Byline: Lisa Lockwood

NEW YORK — US Weekly, which has struggled in the advertising department, has found a white knight in Michael Eisner.
On Tuesday, The Walt Disney Co. and Wenner Media announced a new entertainment publishing company through which Disney has acquired a 50 percent stake in US Weekly, the celebrity-driven magazine.
Eisner, chairman and chief executive officer of Disney, and Jann Wenner, chairman and owner of US Weekly, held a news conference here describing their new venture named US Weekly LLC. US Weekly will continue to be based here and managed by existing US Weekly executives. Eisner declined to divulge how much Disney invested in the venture.
Observers questioned how much influence Disney will wield over US Weekly’s editorial content and wondered whether Disney-owned projects will be given greater play in the pages.
“As far as editorial is concerned, [US] stays independent,” said Eisner, who noted that in terms of US helping Disney package its editorial on Disney’s cable and TV shows, it will be a good arrangement.
Eisner said that US Weekly will have numerous tie-ins to ABC broadcast and online activities. ABC Entertainment will develop and air an annual US Weekly-branded entertainment awards special capitalizing on the content of the magazine. In addition, “Good Morning America” will include an entertainment segment featuring a US Weekly correspondent, and “The View” will feature US Weekly-branded entertainment segments.
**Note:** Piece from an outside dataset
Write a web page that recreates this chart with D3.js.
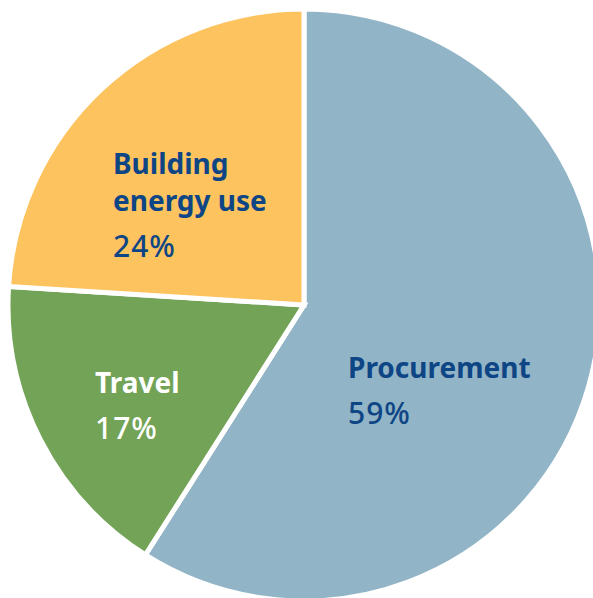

When asked when ABC’s “Live With Regis and Kelly” would be featured on the cover of US Weekly, Eisner joked, “Next week.” But he quickly added, “I probably had a better chance to get her on the cover if we didn’t get the deal.”
Soap opera star Kelly Ripa of ABC’s “All My Children” replaced Kathie Lee Gifford as Regis Philbin’s co-host on the morning talk show.
US Weekly was acquired by Wenner Media in 1986. Having started as a monthly, it changed to weekly frequency last March. Neither of Wenner’s other titles, Rolling Stone nor Men’s Journal, are included in this new venture.
“We didn’t ask for Rolling Stone and Men’s Journal,” said Eisner. “Number one, we wanted to start with US. We didn’t get the impression they were for sale.”
During the news conference, Wenner admitted about US Weekly, “Ad sales haven’t been that great.”
People magazine, US Weekly’s main competitor, eclipses US in the ad department. According to Media Industry Newsletter, People, with a rate base of 3.25 million, carried 458.8 ad pages through Feb. 26, while US Weekly, whose rate base is 800,000, carried 96.49.
In addition to such magazines as Discover, Family Fun, Disney Adventures and ESPN magazine, Disney also owns a 50 percent interest in Talk magazine, through its Miramax division. Overall, the company owns 275 magazines worldwide.
In response to whether Disney’s stake in US Weekly was a move to rival AOL Time Warner, which owns People, Eisner said, “Time is 75 years old and People magazine is a dominant force. This is not to compete specifically against Time Warner.”